_What is expected_
Retype word for word the first line of the listing and each line after it up to the line with "const yTicks = [0, 20, 40, 60, 80, 100];", with the pictures taken out.

_Data shown_
____________

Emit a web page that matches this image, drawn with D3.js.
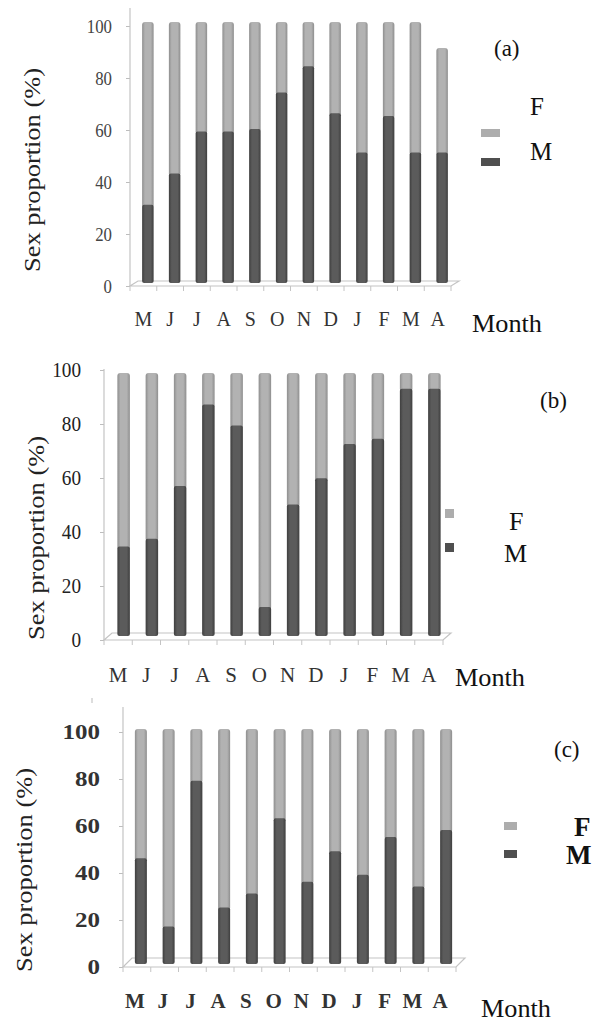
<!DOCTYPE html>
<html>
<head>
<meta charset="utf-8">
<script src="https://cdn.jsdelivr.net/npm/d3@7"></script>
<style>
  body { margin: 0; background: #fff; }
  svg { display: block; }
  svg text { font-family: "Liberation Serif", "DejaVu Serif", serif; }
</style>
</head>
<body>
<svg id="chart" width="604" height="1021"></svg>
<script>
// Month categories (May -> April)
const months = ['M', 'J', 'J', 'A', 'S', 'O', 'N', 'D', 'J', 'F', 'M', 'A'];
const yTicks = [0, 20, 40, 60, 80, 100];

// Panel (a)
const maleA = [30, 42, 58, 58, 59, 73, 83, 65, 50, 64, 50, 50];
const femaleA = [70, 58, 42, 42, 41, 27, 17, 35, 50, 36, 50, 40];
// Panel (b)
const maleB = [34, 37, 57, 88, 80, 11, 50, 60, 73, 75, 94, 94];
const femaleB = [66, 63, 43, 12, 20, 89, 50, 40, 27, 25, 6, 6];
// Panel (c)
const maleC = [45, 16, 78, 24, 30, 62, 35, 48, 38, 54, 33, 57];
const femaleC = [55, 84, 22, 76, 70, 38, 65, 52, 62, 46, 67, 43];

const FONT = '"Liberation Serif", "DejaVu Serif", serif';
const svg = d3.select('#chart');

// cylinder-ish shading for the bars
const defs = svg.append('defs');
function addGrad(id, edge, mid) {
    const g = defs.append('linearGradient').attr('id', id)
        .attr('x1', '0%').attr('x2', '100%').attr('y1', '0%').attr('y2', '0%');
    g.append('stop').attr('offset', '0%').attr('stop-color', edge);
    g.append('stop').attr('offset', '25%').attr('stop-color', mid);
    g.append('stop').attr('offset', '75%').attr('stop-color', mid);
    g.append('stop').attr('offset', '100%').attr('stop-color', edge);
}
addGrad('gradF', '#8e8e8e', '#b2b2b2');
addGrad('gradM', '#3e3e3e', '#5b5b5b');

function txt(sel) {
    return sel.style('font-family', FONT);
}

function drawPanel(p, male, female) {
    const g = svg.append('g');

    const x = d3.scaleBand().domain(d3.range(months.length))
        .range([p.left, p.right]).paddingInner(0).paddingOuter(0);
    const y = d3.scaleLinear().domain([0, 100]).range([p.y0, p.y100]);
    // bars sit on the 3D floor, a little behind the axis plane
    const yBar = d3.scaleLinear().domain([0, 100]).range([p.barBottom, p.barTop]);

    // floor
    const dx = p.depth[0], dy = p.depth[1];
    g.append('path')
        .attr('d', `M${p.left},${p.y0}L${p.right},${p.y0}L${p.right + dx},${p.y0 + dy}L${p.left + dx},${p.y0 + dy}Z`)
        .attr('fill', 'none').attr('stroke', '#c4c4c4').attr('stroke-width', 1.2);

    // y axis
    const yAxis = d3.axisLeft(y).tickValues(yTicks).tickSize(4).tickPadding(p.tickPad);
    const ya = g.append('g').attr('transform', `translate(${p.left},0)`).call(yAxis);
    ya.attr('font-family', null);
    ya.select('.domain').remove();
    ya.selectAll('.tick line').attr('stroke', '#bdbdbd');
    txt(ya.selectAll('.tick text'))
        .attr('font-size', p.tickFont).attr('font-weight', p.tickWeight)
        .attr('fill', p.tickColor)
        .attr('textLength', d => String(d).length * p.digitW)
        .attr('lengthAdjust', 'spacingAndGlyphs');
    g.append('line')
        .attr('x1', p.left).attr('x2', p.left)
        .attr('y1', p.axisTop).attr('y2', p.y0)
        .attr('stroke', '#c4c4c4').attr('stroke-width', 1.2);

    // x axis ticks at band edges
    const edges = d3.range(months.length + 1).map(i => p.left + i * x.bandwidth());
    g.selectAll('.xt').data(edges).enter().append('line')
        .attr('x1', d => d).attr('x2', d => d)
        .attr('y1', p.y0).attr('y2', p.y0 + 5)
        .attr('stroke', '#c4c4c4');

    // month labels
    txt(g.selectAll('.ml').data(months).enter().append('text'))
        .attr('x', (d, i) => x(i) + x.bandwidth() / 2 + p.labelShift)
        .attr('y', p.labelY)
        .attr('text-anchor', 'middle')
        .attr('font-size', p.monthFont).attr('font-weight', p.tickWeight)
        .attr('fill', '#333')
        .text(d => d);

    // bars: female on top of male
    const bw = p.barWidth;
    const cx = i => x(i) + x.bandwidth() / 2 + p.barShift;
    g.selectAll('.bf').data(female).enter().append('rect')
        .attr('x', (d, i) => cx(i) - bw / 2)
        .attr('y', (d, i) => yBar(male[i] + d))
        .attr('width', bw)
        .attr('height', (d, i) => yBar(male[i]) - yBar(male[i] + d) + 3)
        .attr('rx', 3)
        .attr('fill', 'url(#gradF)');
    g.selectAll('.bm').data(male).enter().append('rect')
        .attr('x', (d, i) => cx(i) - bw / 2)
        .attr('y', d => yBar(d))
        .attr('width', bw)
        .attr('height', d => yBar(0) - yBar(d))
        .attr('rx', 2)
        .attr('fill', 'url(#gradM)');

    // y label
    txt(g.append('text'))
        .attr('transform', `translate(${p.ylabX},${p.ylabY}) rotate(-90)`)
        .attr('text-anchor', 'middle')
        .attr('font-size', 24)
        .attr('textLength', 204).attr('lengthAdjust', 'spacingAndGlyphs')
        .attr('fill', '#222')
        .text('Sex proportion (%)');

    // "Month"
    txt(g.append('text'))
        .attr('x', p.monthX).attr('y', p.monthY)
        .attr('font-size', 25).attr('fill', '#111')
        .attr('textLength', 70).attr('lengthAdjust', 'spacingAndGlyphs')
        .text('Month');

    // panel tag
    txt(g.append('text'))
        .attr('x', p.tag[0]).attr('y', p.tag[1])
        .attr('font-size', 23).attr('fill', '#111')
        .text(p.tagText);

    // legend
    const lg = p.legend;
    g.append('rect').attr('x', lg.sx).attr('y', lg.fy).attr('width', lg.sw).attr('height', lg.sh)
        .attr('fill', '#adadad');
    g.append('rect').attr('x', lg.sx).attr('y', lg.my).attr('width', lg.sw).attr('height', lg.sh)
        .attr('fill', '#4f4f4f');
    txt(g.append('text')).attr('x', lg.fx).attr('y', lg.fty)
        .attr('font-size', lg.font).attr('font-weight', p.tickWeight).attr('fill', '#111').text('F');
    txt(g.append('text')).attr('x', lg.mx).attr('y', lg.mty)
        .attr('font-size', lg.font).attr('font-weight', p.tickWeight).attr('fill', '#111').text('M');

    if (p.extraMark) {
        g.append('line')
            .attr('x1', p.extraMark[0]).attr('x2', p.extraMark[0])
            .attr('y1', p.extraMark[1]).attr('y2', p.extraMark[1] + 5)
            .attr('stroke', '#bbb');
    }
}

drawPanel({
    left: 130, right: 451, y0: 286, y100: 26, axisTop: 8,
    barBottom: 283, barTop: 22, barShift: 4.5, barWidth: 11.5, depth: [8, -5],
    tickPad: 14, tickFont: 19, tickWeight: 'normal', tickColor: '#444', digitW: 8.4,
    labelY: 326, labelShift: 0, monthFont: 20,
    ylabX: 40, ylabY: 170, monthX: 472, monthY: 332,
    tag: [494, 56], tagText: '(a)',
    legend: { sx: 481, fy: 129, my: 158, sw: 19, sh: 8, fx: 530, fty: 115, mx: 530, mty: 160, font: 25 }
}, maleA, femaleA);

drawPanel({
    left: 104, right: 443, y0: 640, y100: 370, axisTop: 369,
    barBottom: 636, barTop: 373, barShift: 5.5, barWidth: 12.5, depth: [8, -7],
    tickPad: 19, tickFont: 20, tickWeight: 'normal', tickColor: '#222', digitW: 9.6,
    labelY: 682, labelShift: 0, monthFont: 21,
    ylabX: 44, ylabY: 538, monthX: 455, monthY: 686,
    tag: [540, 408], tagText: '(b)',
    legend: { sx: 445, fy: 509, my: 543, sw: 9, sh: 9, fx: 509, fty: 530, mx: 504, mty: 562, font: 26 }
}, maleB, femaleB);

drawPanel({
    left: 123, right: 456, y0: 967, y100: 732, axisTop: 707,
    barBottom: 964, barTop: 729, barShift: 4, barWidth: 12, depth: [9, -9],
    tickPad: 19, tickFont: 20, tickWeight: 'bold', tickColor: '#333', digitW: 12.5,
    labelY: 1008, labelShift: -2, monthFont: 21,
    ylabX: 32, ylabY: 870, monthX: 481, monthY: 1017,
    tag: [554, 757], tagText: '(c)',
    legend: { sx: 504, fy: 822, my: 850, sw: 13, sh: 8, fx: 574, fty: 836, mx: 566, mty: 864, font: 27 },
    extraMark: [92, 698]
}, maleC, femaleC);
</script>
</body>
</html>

____________

_Output of the exercise_
Emit a web page that matches this image, drawn with D3.js.
<!DOCTYPE html>
<html>
<head>
<meta charset="utf-8">
<script src="https://cdn.jsdelivr.net/npm/d3@7"></script>
<style>
  body { margin: 0; background: #fff; }
  svg { display: block; }
  svg text { font-family: "Liberation Serif", "DejaVu Serif", serif; }
</style>
</head>
<body>
<svg id="chart" width="604" height="1021"></svg>
<script>
// Month categories (May -> April)
const months = ['M', 'J', 'J', 'A', 'S', 'O', 'N', 'D', 'J', 'F', 'M', 'A'];
const yTicks = [0, 20, 40, 60, 80, 100];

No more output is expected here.